Short exercise |
Write out, word for word, the stretch of lines beginning at the one with "What Plotly code" and ending at the one with "import plotly.graph_objects as go", omitting the images.

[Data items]
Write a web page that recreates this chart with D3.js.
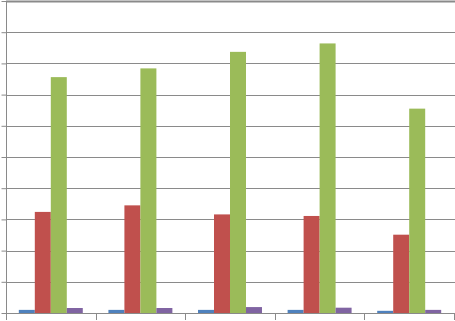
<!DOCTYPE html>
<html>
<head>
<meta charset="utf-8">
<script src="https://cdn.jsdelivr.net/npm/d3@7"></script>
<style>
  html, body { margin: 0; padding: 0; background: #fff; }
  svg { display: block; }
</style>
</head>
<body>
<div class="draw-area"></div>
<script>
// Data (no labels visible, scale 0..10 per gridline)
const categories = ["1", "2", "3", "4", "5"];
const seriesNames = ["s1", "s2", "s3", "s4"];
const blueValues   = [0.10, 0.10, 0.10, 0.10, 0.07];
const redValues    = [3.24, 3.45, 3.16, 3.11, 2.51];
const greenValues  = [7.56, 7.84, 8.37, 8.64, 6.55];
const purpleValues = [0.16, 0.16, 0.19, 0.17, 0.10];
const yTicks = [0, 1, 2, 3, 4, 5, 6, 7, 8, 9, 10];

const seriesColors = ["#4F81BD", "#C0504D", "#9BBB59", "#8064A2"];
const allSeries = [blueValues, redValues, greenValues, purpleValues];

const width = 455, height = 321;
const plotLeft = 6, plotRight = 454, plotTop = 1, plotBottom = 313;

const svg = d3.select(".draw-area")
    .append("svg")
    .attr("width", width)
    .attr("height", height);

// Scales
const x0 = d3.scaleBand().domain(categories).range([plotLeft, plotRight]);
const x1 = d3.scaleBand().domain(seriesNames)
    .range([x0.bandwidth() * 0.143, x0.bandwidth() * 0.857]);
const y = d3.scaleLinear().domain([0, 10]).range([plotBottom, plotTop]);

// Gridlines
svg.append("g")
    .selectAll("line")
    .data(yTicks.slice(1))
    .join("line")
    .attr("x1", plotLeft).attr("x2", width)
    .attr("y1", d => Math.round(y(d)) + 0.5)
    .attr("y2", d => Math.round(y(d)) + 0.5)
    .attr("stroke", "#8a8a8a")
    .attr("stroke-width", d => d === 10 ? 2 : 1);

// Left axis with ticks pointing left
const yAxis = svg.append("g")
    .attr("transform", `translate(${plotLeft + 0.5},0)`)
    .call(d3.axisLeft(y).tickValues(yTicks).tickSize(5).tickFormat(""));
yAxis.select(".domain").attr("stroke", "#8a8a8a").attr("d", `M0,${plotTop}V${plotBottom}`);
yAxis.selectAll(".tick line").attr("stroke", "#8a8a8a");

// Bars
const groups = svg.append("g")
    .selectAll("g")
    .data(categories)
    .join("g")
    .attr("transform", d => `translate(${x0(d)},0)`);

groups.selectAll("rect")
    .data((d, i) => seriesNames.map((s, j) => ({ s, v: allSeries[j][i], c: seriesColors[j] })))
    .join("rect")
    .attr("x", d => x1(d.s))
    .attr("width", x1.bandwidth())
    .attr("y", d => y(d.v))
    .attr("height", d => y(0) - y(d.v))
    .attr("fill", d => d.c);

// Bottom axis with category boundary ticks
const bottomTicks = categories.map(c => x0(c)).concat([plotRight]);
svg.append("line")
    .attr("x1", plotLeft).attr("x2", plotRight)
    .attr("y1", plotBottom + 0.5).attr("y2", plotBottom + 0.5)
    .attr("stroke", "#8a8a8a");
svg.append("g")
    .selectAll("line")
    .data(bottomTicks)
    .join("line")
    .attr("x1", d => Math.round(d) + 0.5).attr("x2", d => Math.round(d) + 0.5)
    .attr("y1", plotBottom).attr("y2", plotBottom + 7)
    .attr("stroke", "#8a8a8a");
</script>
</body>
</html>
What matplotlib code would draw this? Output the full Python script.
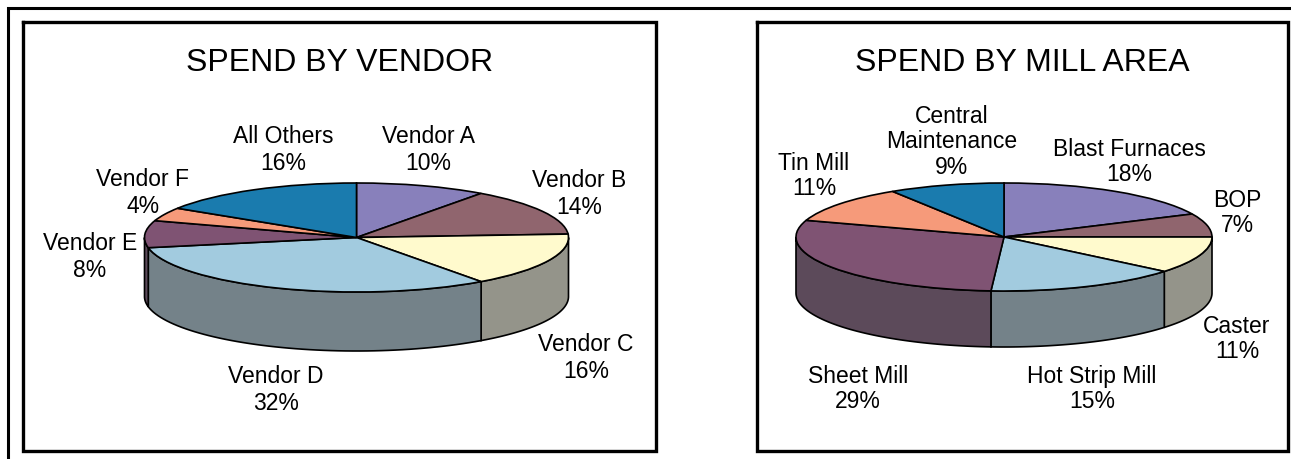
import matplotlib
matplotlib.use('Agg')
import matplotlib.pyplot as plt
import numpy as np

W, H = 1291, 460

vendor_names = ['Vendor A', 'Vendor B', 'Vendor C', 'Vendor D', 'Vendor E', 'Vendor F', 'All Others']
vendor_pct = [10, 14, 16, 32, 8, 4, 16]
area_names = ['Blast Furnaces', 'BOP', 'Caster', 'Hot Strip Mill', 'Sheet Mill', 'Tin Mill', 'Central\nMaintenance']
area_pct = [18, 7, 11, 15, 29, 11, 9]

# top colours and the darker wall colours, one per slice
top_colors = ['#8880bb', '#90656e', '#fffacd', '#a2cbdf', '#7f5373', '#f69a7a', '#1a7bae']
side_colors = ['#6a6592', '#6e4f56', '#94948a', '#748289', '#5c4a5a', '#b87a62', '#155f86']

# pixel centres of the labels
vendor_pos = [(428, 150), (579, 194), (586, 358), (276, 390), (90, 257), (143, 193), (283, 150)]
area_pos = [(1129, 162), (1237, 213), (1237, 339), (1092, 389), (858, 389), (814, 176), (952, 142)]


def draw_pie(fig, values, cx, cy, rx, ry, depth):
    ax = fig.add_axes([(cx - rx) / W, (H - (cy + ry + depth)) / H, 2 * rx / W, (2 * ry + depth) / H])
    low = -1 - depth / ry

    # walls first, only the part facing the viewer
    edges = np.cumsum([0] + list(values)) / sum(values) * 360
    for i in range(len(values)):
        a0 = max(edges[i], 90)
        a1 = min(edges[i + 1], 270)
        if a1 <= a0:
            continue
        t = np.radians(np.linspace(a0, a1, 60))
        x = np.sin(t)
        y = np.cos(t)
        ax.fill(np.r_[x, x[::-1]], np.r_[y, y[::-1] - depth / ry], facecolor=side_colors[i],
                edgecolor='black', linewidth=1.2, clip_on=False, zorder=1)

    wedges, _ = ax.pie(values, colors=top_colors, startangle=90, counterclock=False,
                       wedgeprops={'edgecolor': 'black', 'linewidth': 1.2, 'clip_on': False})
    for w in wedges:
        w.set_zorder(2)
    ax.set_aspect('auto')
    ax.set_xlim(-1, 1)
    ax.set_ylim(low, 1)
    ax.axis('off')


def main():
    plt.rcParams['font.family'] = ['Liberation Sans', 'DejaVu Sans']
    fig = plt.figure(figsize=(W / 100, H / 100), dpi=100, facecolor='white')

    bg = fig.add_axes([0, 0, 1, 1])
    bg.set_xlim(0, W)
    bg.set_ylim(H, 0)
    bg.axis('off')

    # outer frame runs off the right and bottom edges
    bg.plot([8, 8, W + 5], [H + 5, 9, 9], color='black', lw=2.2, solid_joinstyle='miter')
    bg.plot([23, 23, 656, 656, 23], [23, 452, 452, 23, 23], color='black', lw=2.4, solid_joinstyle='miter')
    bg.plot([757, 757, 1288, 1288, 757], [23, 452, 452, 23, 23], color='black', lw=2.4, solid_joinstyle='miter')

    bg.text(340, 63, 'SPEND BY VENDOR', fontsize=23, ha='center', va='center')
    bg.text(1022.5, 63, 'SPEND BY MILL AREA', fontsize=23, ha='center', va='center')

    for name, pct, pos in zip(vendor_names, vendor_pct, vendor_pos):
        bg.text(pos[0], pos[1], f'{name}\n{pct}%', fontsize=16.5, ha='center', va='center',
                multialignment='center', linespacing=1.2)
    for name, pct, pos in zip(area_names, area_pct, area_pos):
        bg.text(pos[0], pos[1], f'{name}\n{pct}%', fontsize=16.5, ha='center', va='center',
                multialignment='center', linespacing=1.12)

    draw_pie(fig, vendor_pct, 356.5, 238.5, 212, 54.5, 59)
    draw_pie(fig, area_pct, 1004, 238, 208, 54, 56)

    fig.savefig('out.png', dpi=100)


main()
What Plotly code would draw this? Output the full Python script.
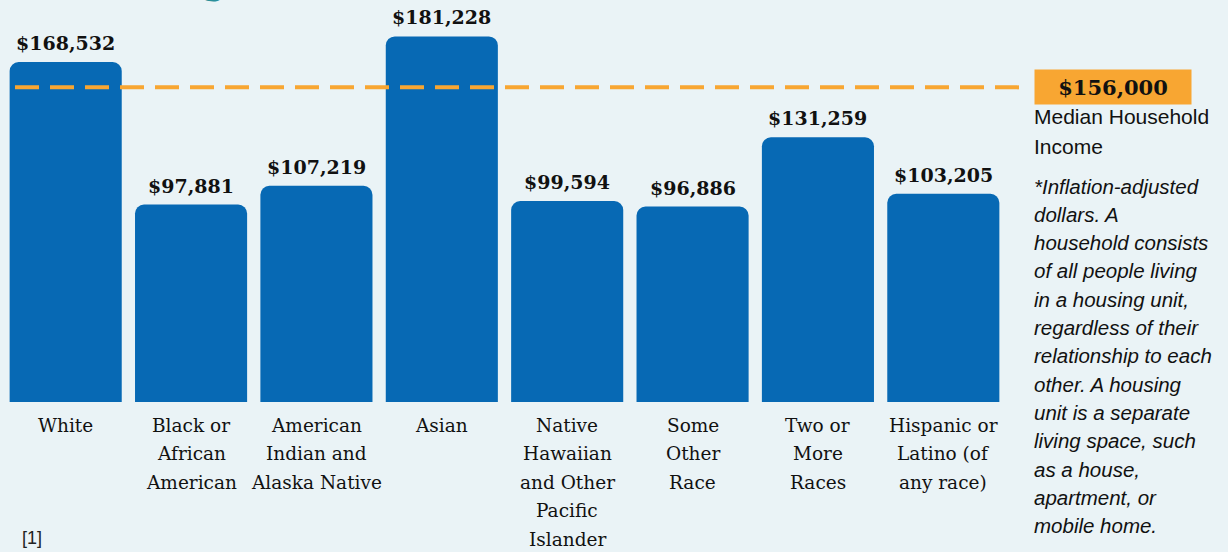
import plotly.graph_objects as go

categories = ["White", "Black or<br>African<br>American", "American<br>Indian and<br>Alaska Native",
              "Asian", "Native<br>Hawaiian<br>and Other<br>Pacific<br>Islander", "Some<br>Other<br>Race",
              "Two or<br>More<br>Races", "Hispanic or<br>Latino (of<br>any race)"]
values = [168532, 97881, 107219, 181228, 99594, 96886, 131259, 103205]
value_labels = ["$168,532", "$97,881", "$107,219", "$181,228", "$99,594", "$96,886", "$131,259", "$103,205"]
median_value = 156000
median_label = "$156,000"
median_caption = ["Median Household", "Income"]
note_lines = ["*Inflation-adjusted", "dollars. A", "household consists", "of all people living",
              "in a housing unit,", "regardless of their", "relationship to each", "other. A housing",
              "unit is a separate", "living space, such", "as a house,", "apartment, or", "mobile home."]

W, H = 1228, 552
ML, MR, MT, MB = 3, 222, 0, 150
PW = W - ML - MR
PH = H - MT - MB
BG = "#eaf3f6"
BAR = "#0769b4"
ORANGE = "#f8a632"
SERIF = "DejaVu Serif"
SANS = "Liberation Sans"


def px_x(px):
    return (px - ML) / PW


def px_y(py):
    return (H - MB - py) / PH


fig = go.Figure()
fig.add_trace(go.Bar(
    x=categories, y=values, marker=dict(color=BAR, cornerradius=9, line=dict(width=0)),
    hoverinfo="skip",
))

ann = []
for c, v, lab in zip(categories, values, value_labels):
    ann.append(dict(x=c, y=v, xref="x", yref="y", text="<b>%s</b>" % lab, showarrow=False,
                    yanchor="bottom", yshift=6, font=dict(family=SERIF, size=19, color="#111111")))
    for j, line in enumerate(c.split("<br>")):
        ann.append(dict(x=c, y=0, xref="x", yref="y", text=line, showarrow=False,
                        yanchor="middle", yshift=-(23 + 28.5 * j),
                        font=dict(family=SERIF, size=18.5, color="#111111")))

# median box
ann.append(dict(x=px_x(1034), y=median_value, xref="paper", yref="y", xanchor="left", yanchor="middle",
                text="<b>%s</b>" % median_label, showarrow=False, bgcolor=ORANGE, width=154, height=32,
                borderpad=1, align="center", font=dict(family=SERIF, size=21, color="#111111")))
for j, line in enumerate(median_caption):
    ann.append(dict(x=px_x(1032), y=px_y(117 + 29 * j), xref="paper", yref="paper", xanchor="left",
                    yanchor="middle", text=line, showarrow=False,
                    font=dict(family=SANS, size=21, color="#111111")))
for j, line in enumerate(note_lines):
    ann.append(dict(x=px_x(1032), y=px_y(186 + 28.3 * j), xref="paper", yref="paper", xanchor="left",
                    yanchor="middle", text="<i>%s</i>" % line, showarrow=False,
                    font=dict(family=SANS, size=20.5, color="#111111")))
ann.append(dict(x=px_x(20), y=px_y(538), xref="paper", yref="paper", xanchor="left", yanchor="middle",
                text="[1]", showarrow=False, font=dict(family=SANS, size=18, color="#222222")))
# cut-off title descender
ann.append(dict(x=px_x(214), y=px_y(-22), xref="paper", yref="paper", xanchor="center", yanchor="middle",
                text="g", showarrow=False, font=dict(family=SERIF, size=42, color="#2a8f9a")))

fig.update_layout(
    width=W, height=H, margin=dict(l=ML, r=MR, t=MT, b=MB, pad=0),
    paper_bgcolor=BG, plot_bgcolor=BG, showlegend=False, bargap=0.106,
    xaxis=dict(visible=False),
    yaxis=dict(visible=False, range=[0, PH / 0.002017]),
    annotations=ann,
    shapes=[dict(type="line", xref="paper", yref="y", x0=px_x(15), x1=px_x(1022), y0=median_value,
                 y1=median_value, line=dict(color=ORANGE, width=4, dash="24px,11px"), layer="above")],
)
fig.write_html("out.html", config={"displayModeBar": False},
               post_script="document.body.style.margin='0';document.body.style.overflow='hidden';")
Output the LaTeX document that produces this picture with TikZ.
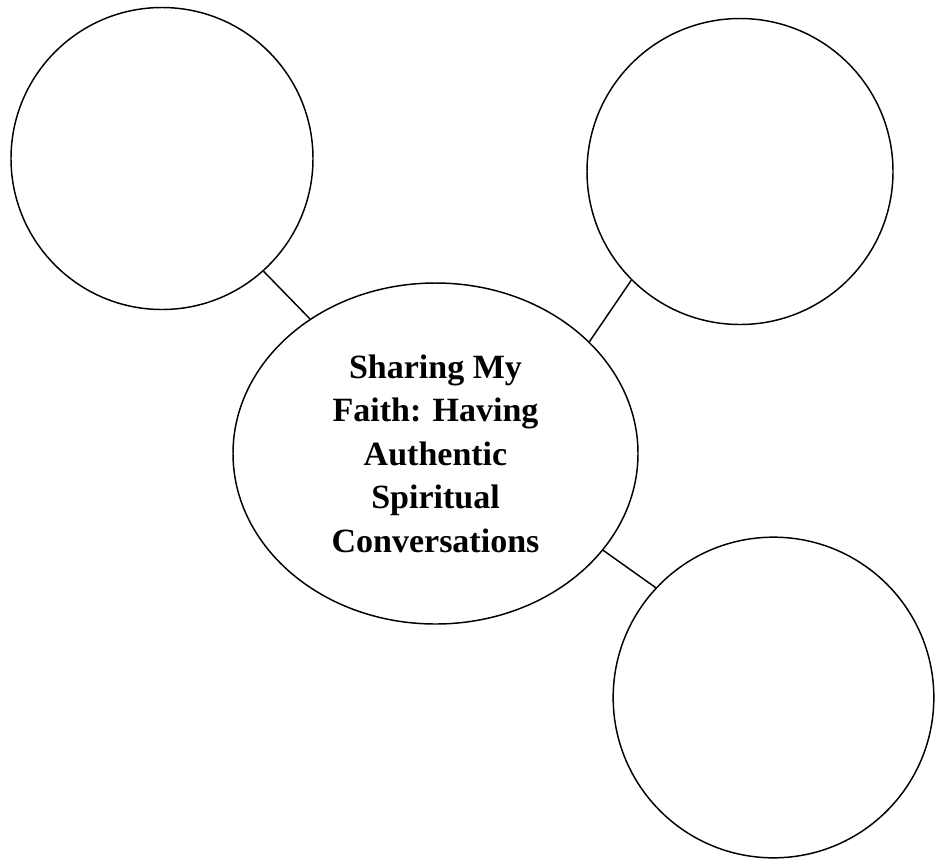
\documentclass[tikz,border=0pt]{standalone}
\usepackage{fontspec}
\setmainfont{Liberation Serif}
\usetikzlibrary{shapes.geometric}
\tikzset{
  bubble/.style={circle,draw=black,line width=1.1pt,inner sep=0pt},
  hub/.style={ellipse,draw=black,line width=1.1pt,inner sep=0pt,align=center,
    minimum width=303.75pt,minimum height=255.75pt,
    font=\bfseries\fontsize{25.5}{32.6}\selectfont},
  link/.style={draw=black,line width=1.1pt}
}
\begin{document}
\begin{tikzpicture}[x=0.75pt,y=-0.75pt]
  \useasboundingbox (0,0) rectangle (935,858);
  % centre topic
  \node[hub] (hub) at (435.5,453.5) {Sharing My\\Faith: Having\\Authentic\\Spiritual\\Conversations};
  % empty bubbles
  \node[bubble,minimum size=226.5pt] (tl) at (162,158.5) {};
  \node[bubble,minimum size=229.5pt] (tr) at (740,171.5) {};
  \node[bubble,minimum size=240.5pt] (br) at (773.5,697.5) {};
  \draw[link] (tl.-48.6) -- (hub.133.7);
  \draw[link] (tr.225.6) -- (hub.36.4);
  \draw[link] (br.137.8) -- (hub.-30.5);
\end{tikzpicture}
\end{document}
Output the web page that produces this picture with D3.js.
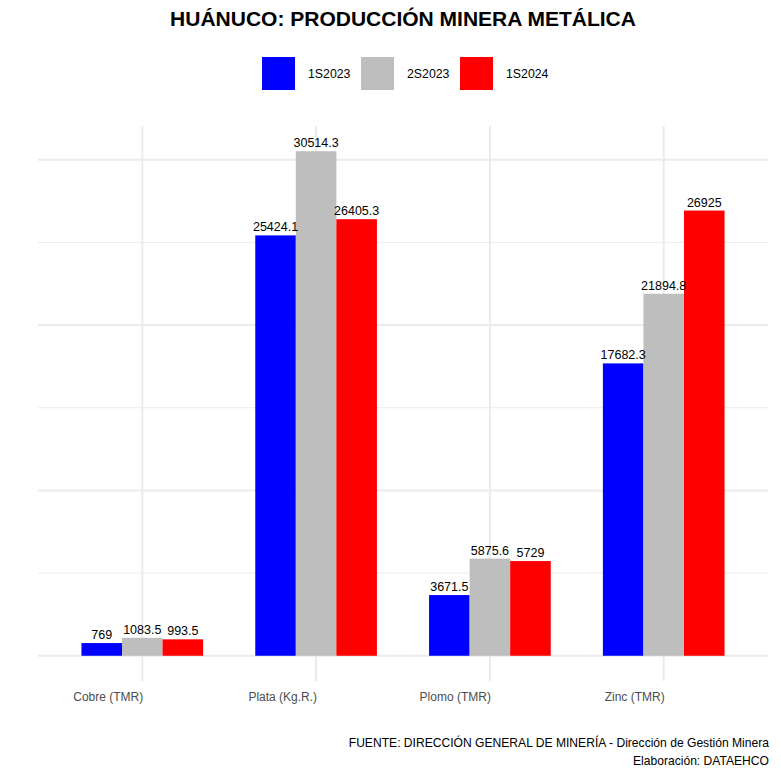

Solution to the problem |
What Plotly code would draw this? Output the full Python script.
import plotly.graph_objects as go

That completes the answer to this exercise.